Normally rare, I once danced with a guy who touched my boob EVERY FREAKING TIME!! I couldn’t believe it! And it’s such a shame too because he was a kick ass lead. I didn’t say anything to him out of shock and embarrassment- I even had more than one dance with him because I was hoping it was some sort of accident, maybe he wasn’t on point that night. However, after two different social events and a few dances it was still happening. (And he’d just come and ask out of nowhere so I couldn’t give a suitably diplomatic turn down when he asked to dance because I’d be caught unawares)… It was very distressing. As a confident follow and female in general I felt soiled and disheartened. *frown* If I see him now I actually make sure I’m too busy dancing and avoid eye contact. I’m too embarrassed to have that conversation with him. Fortunately I haven’t seen him for some time now... but that doesn’t mean I won't again.
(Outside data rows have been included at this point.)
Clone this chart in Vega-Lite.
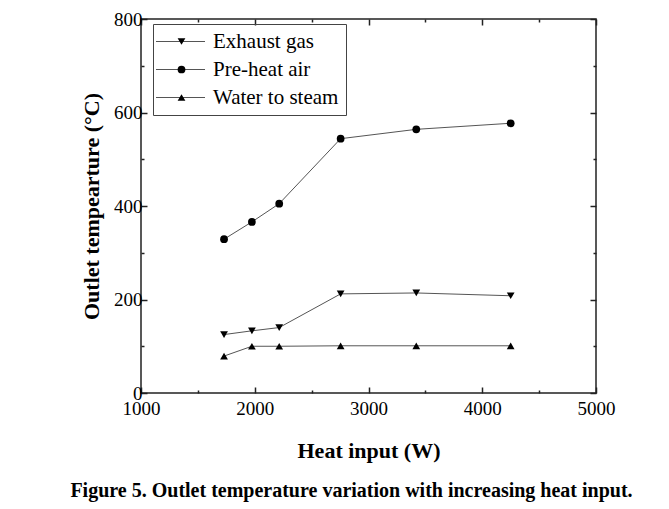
{
  "$schema": "https://vega.github.io/schema/vega-lite/v6.json",
  "width": 455,
  "height": 374,
  "autosize": "none",
  "padding": {"left": 141, "top": 19, "right": 73, "bottom": 116},
  "background": "white",
  "config": {
    "font": "Liberation Serif, Times New Roman, serif",
    "axis": {"labelFont": "Liberation Serif, Times New Roman, serif", "titleFont": "Liberation Serif, Times New Roman, serif"},
    "legend": {"labelFont": "Liberation Serif, Times New Roman, serif"},
    "view": {"stroke": "#222", "strokeWidth": 1.5}
  },
  "title": {
    "text": "Figure 5. Outlet temperature variation with increasing heat input.",
    "orient": "bottom",
    "anchor": "middle",
    "fontSize": 20,
    "fontWeight": "bold",
    "font": "Liberation Serif, Times New Roman, serif",
    "color": "black",
    "offset": 20,
    "dx": -17
  },
  "data": {
    "values": [
      {"series": "Exhaust gas", "heat": 1730, "temp": 125},
      {"series": "Exhaust gas", "heat": 1975, "temp": 133},
      {"series": "Exhaust gas", "heat": 2215, "temp": 140},
      {"series": "Exhaust gas", "heat": 2755, "temp": 212},
      {"series": "Exhaust gas", "heat": 3420, "temp": 214},
      {"series": "Exhaust gas", "heat": 4250, "temp": 208},
      {"series": "Pre-heat air", "heat": 1730, "temp": 329},
      {"series": "Pre-heat air", "heat": 1975, "temp": 366},
      {"series": "Pre-heat air", "heat": 2215, "temp": 405},
      {"series": "Pre-heat air", "heat": 2755, "temp": 544},
      {"series": "Pre-heat air", "heat": 3420, "temp": 564},
      {"series": "Pre-heat air", "heat": 4250, "temp": 577},
      {"series": "Water to steam", "heat": 1730, "temp": 79},
      {"series": "Water to steam", "heat": 1975, "temp": 100},
      {"series": "Water to steam", "heat": 2215, "temp": 100},
      {"series": "Water to steam", "heat": 2755, "temp": 101},
      {"series": "Water to steam", "heat": 3420, "temp": 101},
      {"series": "Water to steam", "heat": 4250, "temp": 101}
    ]
  },
  "layer": [
    {
      "mark": {"type": "line", "strokeWidth": 1},
      "encoding": {
        "x": {
          "field": "heat", "type": "quantitative",
          "scale": {"domain": [1000, 5000], "nice": false, "zero": false},
          "axis": {
            "orient": "bottom",
            "title": "Heat input (W)",
            "titleFontSize": 22, "titleFontWeight": "bold", "titleColor": "black", "titlePadding": 22,
            "values": [1000, 1500, 2000, 2500, 3000, 3500, 4000, 4500, 5000],
            "labelExpr": "datum.value % 1000 === 0 ? datum.value : ''",
            "labelFontSize": 19, "labelColor": "black", "labelPadding": 12,
            "labelFlush": false,
            "domain": false, "grid": false,
            "tickColor": "#222", "tickWidth": 1.5,
            "tickSize": {"condition": {"test": "datum.value % 1000 === 0", "value": -6}, "value": -3}
          }
        },
        "y": {
          "field": "temp", "type": "quantitative",
          "scale": {"domain": [0, 800], "nice": false},
          "axis": {
            "orient": "left",
            "title": "Outlet tempearture (°C)",
            "titleFontSize": 22, "titleFontWeight": "bold", "titleColor": "black", "titlePadding": 10,
            "values": [0, 100, 200, 300, 400, 500, 600, 700, 800],
            "labelExpr": "datum.value % 200 === 0 ? datum.value : ''",
            "labelFontSize": 19, "labelColor": "black", "labelPadding": 5,
            "labelFlush": false,
            "domain": false, "grid": false,
            "tickColor": "#222", "tickWidth": 1.5,
            "tickSize": {"condition": {"test": "datum.value % 200 === 0", "value": -6}, "value": -3}
          }
        },
        "stroke": {
          "field": "series", "type": "nominal",
          "scale": {"range": ["#555", "#555", "#555"]},
          "legend": {
            "title": null,
            "orient": "none",
            "legendX": 12,
            "legendY": 5,
            "strokeColor": "#444",
            "padding": 7,
            "symbolType": "M-4.9,0H4.9",
            "symbolSize": 100,
            "symbolStrokeWidth": 1,
            "symbolOffset": 10,
            "labelOffset": 22,
            "labelFontSize": 21,
            "labelColor": "black",
            "rowPadding": 6
          }
        }
      }
    },
    {
      "mark": {"type": "point", "filled": true, "color": "black", "size": 60, "opacity": 1},
      "encoding": {
        "x": {
          "field": "heat", "type": "quantitative",
          "axis": {
            "orient": "top", "title": null, "labels": false,
            "values": [1000, 1500, 2000, 2500, 3000, 3500, 4000, 4500, 5000],
            "domain": false, "grid": false,
            "tickColor": "#222", "tickWidth": 1.5,
            "tickSize": {"condition": {"test": "datum.value % 1000 === 0", "value": -6}, "value": -3}
          }
        },
        "y": {
          "field": "temp", "type": "quantitative",
          "axis": {
            "orient": "right", "title": null, "labels": false,
            "values": [0, 100, 200, 300, 400, 500, 600, 700, 800],
            "domain": false, "grid": false,
            "tickColor": "#222", "tickWidth": 1.5,
            "tickSize": {"condition": {"test": "datum.value % 200 === 0", "value": -6}, "value": -3}
          }
        },
        "shape": {
          "field": "series", "type": "nominal",
          "scale": {"domain": ["Exhaust gas", "Pre-heat air", "Water to steam"], "range": ["triangle-down", "circle", "triangle-up"]},
          "legend": {
            "title": null,
            "orient": "none",
            "legendX": 12,
            "legendY": 5,
            "padding": 7,
            "symbolSize": 60,
            "symbolFillColor": "black",
            "symbolStrokeColor": "black",
            "symbolStrokeWidth": 1,
            "symbolOffset": 11,
            "labelOffset": 22,
            "labelFontSize": 21,
            "labelOpacity": 0,
            "rowPadding": 6
          }
        }
      }
    }
  ],
  "resolve": {"axis": {"x": "independent", "y": "independent"}}
}
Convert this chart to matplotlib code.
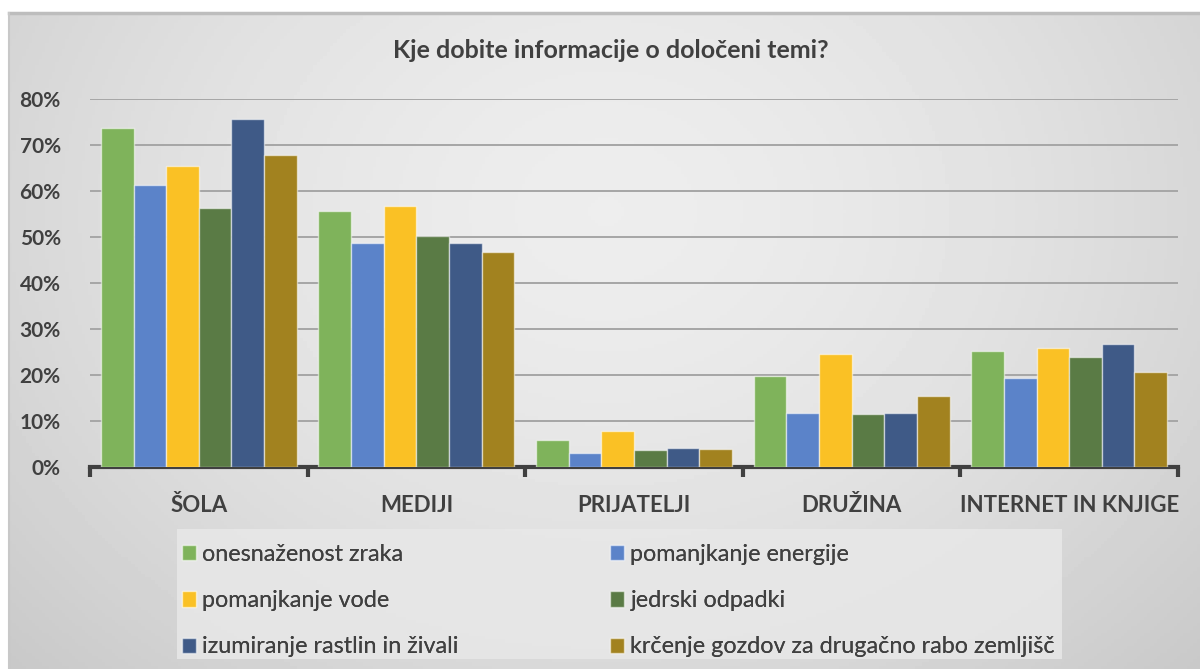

On the other side of that coin, a lead I frequently dance with once accidentally stroked my boob (it was a leisurely paced song) and he looked so apologetic and mortified, bless him, that i spent the rest of the dance laughing hysterically! Still dancing, but laughing so hard my eyes were streaming! After he was done looking uncomfortable he was laughing too. Proof that it doesn't always have to be awkward! (Thinking about his facial expression still makes me chuckle!)

Touching happens. Generally I have no problem with it; it’s normally an accident and if an immediate apology isn’t issued, I will pretend nothing’s wrong. (I think I find it easier to deal with non-facing touches so you can’t see me cringing or laughing!) Nearly all leads are very aware of what’s appropriate and what’s not, but that area of the body that isn’t back and mostly side can be a bit of a grey area. I would suggest avoiding it altogether leads, and ensure your fingertips are on your follows back at all times to reduce the risk of boob. And, if you do cop a feel, acknowledge it with an 'oops, sorry' and get on with your life. Keep your morals front and centre- after all, you don't want to be known as the Bad Touch Guy.